ITC Fundamental Outlook: Pricing Power, Margin Cushion, and Diversification
Fundamentally, ITC trades at roughly 19× forward earnings, a discount to the Indian FMCG average of 22×. The dividend yield sits near 4.4%, appealing for income‑focused investors. The company’s non‑cigarette FMCG ambition—targeting ₹1 lakh crore revenue by 2030—adds a growth catalyst that could lift earnings multiples. Hotel occupancy rates have rebounded above 70%, feeding ancillary revenue streams. However, regulatory risk remains; any further tobacco tax hikes could strain volume, especially as illicit cigarettes continue to erode the formal market. Commodity inflation—particularly for paper and packaging—poses an additional cost pressure, though ITC’s vertical integration mitigates part of this exposure.

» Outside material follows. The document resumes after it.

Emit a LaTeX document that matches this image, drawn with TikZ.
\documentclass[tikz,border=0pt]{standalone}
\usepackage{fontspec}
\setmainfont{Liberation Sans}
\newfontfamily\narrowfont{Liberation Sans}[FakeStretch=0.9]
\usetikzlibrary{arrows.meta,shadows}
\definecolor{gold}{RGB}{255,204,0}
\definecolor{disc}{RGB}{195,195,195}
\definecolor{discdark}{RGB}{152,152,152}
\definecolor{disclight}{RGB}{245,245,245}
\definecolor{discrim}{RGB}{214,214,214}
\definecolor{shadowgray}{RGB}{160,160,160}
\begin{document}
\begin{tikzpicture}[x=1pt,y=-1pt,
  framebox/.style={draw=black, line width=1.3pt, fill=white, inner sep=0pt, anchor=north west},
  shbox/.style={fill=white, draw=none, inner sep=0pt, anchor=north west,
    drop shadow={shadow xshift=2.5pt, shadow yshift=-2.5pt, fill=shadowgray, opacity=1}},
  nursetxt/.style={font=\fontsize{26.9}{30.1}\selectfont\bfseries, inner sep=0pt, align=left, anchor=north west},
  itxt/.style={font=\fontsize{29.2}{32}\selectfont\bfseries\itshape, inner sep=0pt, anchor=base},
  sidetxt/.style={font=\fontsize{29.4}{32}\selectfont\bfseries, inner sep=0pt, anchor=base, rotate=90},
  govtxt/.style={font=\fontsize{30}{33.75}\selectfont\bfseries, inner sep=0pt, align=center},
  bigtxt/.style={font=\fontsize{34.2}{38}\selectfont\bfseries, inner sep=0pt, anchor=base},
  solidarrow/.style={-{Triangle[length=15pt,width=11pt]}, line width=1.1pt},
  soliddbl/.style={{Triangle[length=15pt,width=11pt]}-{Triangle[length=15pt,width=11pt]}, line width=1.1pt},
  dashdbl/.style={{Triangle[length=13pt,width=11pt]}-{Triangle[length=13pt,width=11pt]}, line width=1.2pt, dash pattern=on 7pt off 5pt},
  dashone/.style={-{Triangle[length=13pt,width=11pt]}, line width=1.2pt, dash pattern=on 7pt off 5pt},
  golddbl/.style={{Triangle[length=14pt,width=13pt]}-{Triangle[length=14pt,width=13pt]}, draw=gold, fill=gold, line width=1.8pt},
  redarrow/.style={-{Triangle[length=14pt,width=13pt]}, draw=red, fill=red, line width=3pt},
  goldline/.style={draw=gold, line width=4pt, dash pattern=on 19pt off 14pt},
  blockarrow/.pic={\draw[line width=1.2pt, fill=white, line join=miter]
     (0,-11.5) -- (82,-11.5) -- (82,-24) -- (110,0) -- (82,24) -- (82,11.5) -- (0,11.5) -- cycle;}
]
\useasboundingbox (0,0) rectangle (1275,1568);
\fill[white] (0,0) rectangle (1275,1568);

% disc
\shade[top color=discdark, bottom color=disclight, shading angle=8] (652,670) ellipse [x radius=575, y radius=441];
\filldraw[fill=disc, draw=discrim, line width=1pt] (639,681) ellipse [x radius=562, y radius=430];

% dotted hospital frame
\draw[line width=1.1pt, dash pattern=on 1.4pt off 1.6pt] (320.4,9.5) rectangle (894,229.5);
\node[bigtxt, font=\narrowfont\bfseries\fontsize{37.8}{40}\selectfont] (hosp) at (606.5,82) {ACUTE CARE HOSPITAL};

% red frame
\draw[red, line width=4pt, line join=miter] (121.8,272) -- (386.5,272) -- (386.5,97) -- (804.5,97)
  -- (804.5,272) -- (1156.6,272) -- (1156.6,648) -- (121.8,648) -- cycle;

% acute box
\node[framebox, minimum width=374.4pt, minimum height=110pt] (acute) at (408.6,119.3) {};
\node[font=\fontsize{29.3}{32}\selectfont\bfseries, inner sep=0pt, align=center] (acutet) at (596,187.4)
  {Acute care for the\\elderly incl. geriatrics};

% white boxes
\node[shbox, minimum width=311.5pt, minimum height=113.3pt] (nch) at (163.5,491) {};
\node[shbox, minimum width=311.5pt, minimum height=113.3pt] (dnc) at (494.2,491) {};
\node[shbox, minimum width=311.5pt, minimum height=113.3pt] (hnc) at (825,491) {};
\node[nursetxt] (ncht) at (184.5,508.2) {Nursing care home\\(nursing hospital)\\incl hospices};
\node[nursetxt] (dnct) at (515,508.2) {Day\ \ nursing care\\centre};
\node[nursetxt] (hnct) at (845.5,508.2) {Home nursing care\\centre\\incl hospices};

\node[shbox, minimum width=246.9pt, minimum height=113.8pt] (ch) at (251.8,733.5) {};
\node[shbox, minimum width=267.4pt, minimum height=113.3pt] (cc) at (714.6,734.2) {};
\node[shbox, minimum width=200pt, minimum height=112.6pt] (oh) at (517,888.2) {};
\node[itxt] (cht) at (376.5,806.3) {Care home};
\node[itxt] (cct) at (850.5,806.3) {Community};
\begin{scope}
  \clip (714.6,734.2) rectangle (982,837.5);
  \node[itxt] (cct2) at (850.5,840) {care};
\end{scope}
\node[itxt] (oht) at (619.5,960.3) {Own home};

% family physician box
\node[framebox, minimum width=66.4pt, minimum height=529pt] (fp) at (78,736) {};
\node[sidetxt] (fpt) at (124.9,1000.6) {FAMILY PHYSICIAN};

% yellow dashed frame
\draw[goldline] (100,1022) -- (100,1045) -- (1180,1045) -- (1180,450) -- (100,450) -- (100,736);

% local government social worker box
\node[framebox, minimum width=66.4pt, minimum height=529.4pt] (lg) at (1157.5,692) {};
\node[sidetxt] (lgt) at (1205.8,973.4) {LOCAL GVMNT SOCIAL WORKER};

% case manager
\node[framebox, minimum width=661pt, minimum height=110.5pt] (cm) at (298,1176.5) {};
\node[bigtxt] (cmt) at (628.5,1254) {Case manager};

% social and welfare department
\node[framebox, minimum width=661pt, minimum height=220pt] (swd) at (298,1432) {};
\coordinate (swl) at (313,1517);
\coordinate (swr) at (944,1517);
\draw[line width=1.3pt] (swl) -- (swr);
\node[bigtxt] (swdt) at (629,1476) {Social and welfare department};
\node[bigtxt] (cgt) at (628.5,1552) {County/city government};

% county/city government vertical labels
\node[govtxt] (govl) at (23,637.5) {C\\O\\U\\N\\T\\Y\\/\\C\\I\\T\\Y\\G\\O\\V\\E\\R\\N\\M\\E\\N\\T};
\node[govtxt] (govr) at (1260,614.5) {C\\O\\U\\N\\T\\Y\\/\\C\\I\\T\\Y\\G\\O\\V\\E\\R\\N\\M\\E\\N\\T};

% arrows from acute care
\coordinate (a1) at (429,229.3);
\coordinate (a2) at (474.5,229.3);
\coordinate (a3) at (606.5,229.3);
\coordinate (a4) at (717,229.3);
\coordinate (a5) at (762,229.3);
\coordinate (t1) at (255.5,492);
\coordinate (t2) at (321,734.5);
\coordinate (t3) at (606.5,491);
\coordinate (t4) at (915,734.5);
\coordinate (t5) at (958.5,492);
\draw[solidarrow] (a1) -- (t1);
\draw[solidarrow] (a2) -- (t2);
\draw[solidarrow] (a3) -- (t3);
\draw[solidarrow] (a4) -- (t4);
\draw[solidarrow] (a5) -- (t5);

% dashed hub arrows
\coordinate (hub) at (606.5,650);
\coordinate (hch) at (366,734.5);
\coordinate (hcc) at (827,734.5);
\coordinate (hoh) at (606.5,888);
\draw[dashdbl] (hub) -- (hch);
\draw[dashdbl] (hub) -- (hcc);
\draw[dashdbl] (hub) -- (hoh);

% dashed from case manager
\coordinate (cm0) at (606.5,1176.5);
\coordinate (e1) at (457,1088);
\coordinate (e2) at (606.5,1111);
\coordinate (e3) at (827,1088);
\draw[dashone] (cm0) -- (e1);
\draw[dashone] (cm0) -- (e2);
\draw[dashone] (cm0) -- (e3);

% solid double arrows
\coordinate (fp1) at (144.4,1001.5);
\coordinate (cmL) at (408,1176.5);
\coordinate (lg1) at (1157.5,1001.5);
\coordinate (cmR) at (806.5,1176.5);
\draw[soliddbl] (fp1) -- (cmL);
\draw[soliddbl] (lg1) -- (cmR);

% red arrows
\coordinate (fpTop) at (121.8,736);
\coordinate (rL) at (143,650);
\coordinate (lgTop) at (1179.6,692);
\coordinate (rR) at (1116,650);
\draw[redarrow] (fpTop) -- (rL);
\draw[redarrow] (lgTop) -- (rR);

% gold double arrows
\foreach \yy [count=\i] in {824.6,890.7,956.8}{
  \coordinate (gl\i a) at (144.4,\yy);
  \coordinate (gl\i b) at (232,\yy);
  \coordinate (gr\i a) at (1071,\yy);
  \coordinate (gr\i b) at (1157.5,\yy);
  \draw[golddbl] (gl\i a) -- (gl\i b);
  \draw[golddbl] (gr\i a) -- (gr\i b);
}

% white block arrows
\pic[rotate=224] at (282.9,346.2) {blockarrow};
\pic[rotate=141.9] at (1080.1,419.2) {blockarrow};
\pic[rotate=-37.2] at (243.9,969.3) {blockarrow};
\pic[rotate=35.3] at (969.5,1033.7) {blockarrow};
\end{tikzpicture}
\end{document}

ITC Investor Playbook: Bull vs Bear Scenarios
Bull Case: The stock respects its Fibonacci demand zone, price hikes fully offset tax impact, and margin compression is minimal. A successful execution of the FMCG expansion plan lifts earnings forecasts, pushing the price toward the ₹415 target set by forward‑looking analysts. In this scenario, investors who accumulate between ₹305‑₹335 could capture a 30%‑35% upside within 6‑9 months.

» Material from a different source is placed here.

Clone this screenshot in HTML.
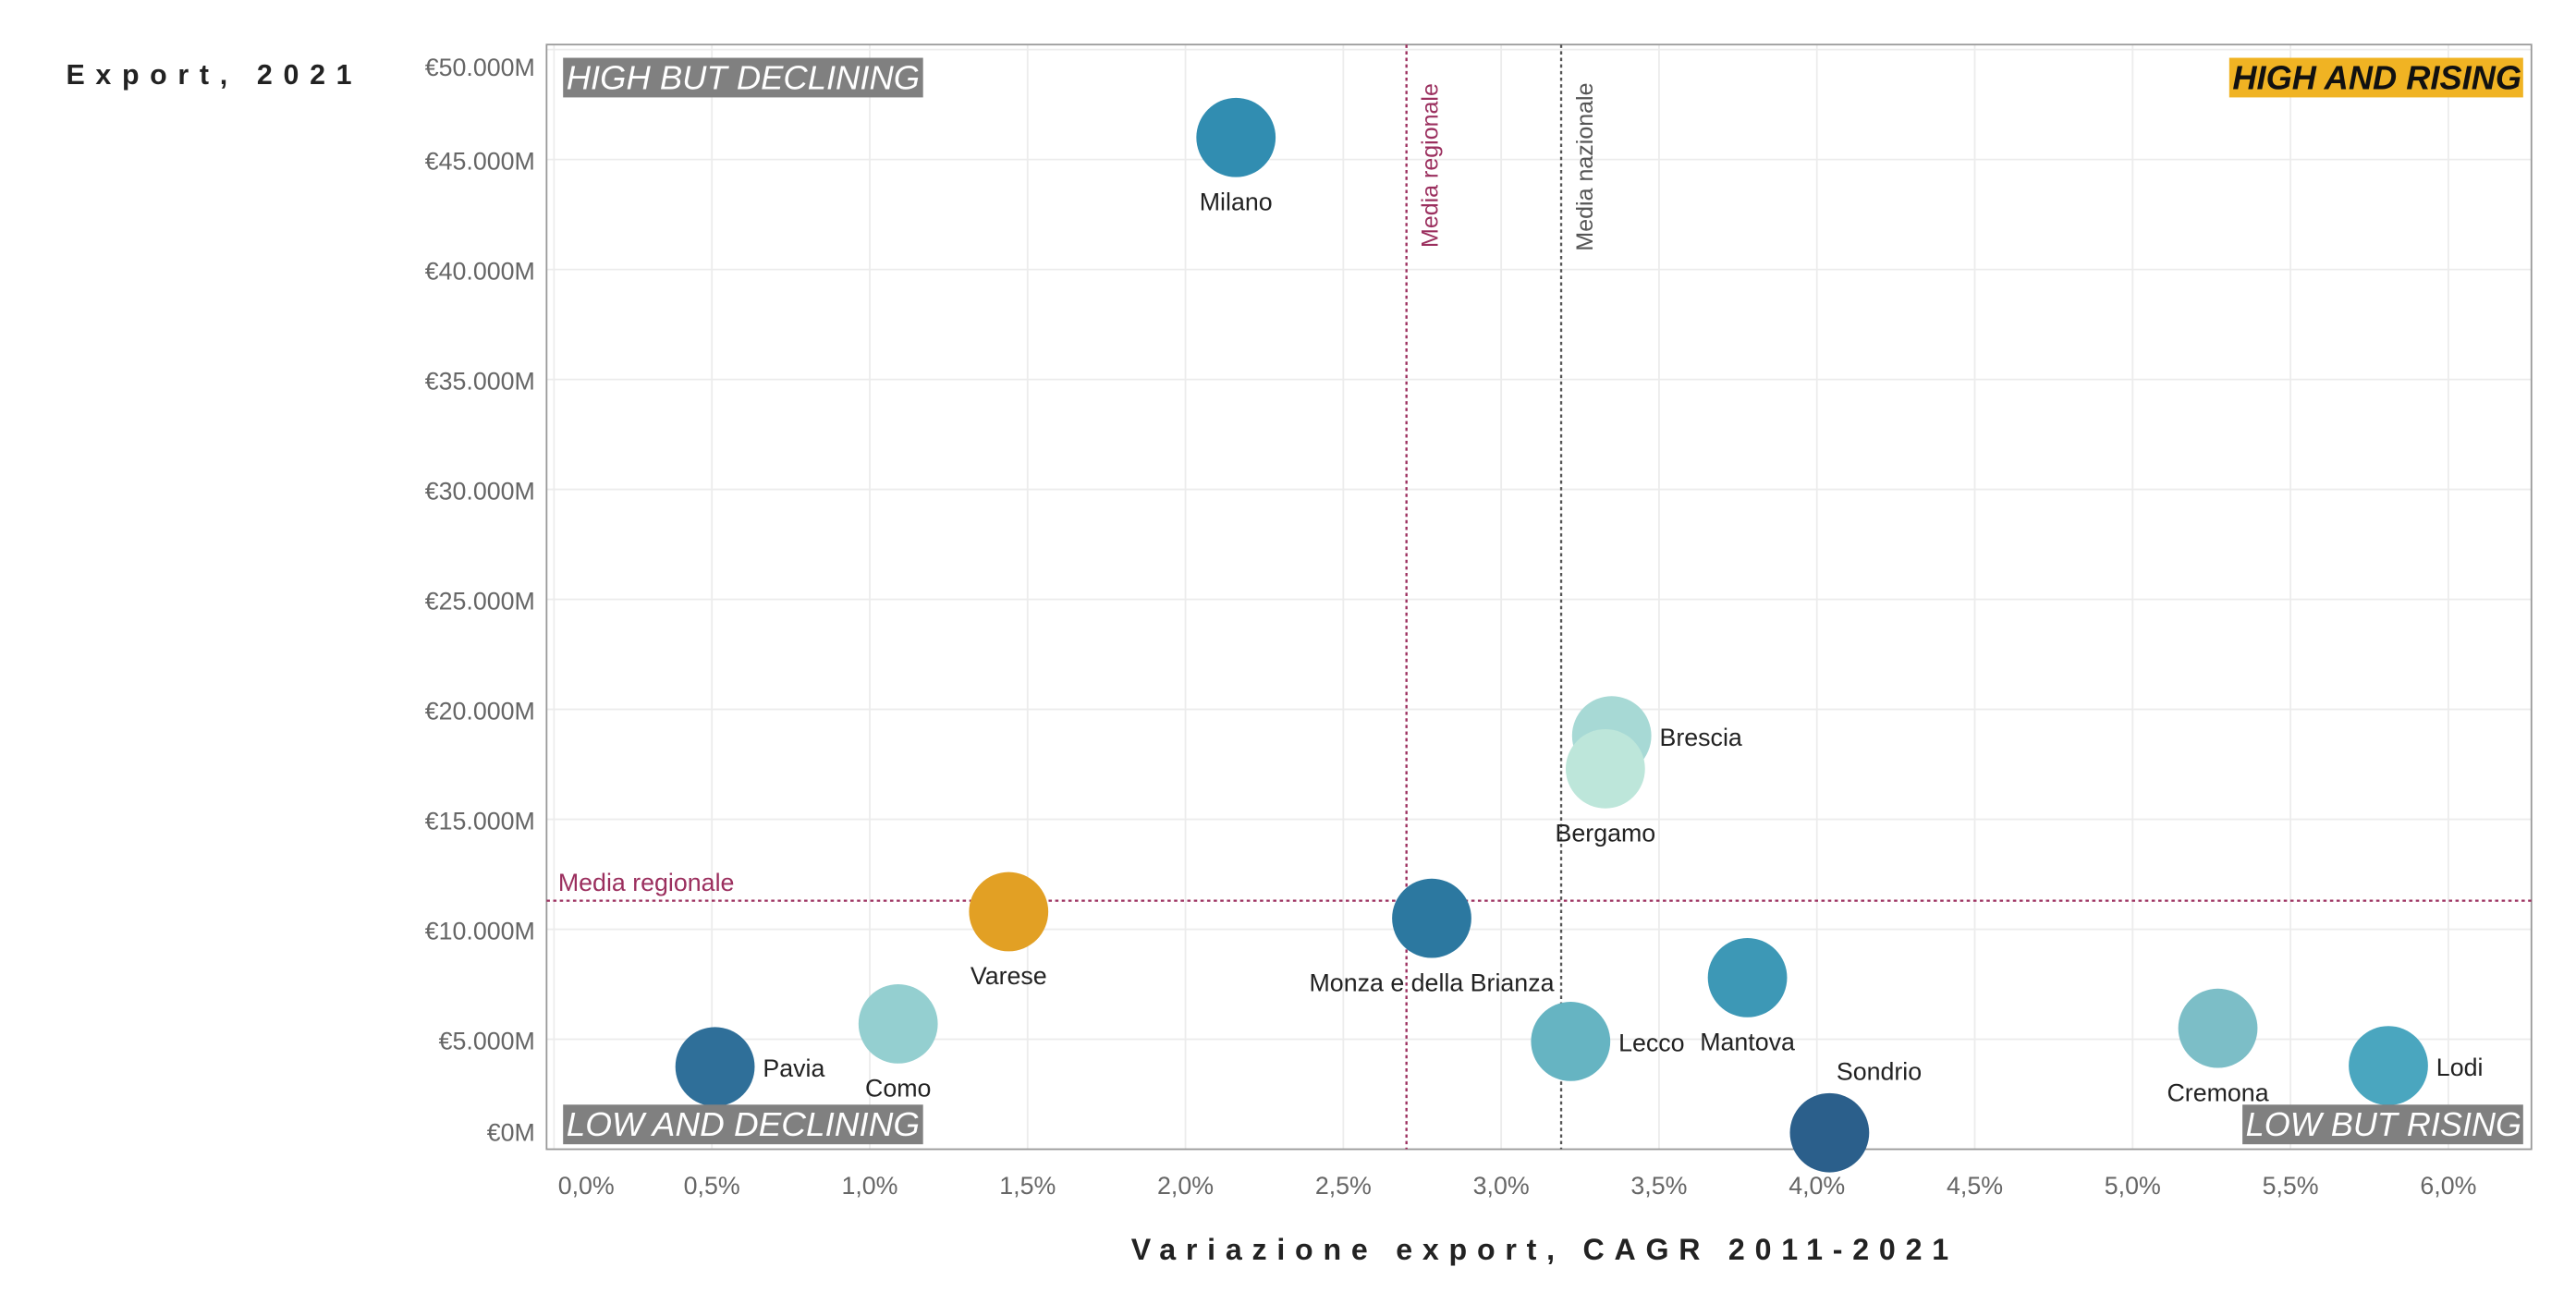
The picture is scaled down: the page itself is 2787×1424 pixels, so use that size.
<!DOCTYPE html>
<html><head><meta charset="utf-8"><style>
html,body{margin:0;padding:0;background:#fff;}
svg{display:block;font-family:"Liberation Sans",sans-serif;}
</style></head><body>
<svg id="chart" width="2787" height="1424" viewBox="0 0 1560 797" preserveAspectRatio="none" xmlns="http://www.w3.org/2000/svg">
<g id="grid"></g>
<rect x="331" y="27" width="1202" height="669" fill="none" stroke="#999" stroke-width="1"/>
<g id="yticks"></g>
<g id="xticks"></g>
<g id="refs"></g>
<g id="marks"></g>
<g>
<rect x="341" y="35" width="218" height="24" fill="#808080"/>
<text x="343" y="54" fill="#fff" font-size="20" font-style="italic" textLength="214" lengthAdjust="spacingAndGlyphs">HIGH BUT DECLINING</text>
<rect x="1350" y="35" width="178" height="24" fill="#f0b323"/>
<text x="1352" y="54" fill="#111" font-size="20" font-style="italic" font-weight="bold" textLength="175" lengthAdjust="spacingAndGlyphs">HIGH AND RISING</text>
<rect x="341" y="669" width="218" height="24" fill="#808080"/>
<text x="343" y="688" fill="#fff" font-size="20" font-style="italic" textLength="214" lengthAdjust="spacingAndGlyphs">LOW AND DECLINING</text>
<rect x="1358" y="669" width="170" height="24" fill="#808080"/>
<text x="1360" y="688" fill="#fff" font-size="20" font-style="italic" textLength="167" lengthAdjust="spacingAndGlyphs">LOW BUT RISING</text>
</g>
<text x="40" y="51" font-size="17" font-weight="bold" fill="#222" textLength="173" lengthAdjust="spacing">Export, 2021</text>
<text x="685" y="763" font-size="18" font-weight="bold" fill="#222" textLength="495" lengthAdjust="spacing">Variazione export, CAGR 2011-2021</text>
</svg>
<script>
const names = ["Milano","Brescia","Bergamo","Varese","Monza e della Brianza","Mantova","Lecco","Como","Pavia","Sondrio","Cremona","Lodi"];
const cagr = [2.16,3.35,3.33,1.44,2.78,3.78,3.22,1.09,0.51,4.04,5.27,5.81];
const exportM = [46.0,18.8,17.3,10.8,10.5,7.8,4.9,5.7,3.75,0.75,5.5,3.8];
const colors = ["#318db1","#a7d9d5","#bde6da","#e2a024","#2c78a0","#3d98b6","#66b4c2","#94cfd0","#2f6f99","#2b5f8b","#7cbec7","#4aa6bf"];
const labelPos = ["below","right","below","below","below","below","right","below","right","above","below","right"];
const yTickValues = [0,5,10,15,20,25,30,35,40,45,50];
const yTickLabels = ["€0M","€5.000M","€10.000M","€15.000M","€20.000M","€25.000M","€30.000M","€35.000M","€40.000M","€45.000M","€50.000M"];
const xTickValues = [0,0.5,1,1.5,2,2.5,3,3.5,4,4.5,5,5.5,6];
const xTickLabels = ["0,0%","0,5%","1,0%","1,5%","2,0%","2,5%","3,0%","3,5%","4,0%","4,5%","5,0%","5,5%","6,0%"];
const regionalCagr = [2.70];
const nationalCagr = [3.19];
const regionalExport = [11.3];

const NS="http://www.w3.org/2000/svg";
function X(p){return 335.5+p*191.2;}
function Y(v){return 696-v*13.32;}
function mk(tag,attrs,parent,txt){const e=document.createElementNS(NS,tag);for(const k in attrs)e.setAttribute(k,attrs[k]);if(txt!==undefined)e.textContent=txt;parent.appendChild(e);return e;}
const grid=document.getElementById('grid'),yt=document.getElementById('yticks'),xt=document.getElementById('xticks'),refs=document.getElementById('refs'),marks=document.getElementById('marks');
yTickValues.forEach((v,i)=>{
  const l=mk('line',{x1:331,x2:1533,y1:Y(v),y2:Y(v),stroke:'#ececec','stroke-width':1},grid);
  
  
  let ty=Y(v)+6; if(v===0) ty=Y(v)-5; if(v===50) ty=Y(v)+16;
  const t=mk('text',{x:324,y:ty,'text-anchor':'end','font-size':15,fill:'#666'},yt,yTickLabels[i]);
  
  
});
xTickValues.forEach((p,i)=>{
  const l=mk('line',{x1:X(p),x2:X(p),y1:27,y2:696,stroke:'#ececec','stroke-width':1},grid);
  
  
  const t=mk('text',{x:(p===0?355:X(p)),y:723,'text-anchor':'middle','font-size':15,fill:'#666'},xt,xTickLabels[i]);
  
  
});
const vr=mk('line',{x1:X(regionalCagr[0]),x2:X(regionalCagr[0]),y1:27,y2:696,stroke:'#9b2f5e','stroke-width':1.3,'stroke-dasharray':'2,2'},refs);


const vrt=mk('text',{transform:`translate(${X(regionalCagr[0])+19},150) rotate(-90)`,'font-size':14,fill:'#9b2f5e'},refs,'Media regionale');


const vn=mk('line',{x1:X(nationalCagr[0]),x2:X(nationalCagr[0]),y1:27,y2:696,stroke:'#555','stroke-width':1.3,'stroke-dasharray':'2,2'},refs);


const vnt=mk('text',{transform:`translate(${X(nationalCagr[0])+19},152) rotate(-90)`,'font-size':14,fill:'#555'},refs,'Media nazionale');


const hr=mk('line',{x1:331,x2:1533,y1:Y(regionalExport[0]),y2:Y(regionalExport[0]),stroke:'#9b2f5e','stroke-width':1.3,'stroke-dasharray':'2,2'},refs);


const hrt=mk('text',{x:338,y:Y(regionalExport[0])-6,'font-size':15,fill:'#9b2f5e'},refs,'Media regionale');


names.forEach((n,i)=>{
  const cx=X(cagr[i]),cy=Y(exportM[i]);
  const c=mk('circle',{cx:cx,cy:cy,r:24,fill:colors[i]},marks);
  
  
  let tx=cx,ty=cy+44,anc='middle';
  if(labelPos[i]==='right'){tx=cx+29;ty=cy+6;anc='start';}
  if(labelPos[i]==='above'){tx=cx+30;ty=cy-32;}
  const t=mk('text',{x:tx,y:ty,'text-anchor':anc,'font-size':15,fill:'#222'},marks,n);
  
  
});
</script>
</body></html>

Bear Case: Volume erosion from higher prices and illicit competition outweighs pricing power, leading to a margin dip of more than 150 basis points. Continued regulatory headwinds or a slowdown in hotel recovery could stall earnings growth. Under this stress, the stock could retest the ₹285 support and slide toward the 52‑week low of ₹302, delivering a 10%‑15% loss for those entered near the current level.
Given the current risk‑reward balance, a staggered entry—starting at the upper end of the ₹335‑₹300 range and adding on dips—aligns with the technical support and the fundamental narrative of resilience. Keep a disciplined stop loss below ₹285 and reassess if volume metrics show a sustained decline after the next quarter.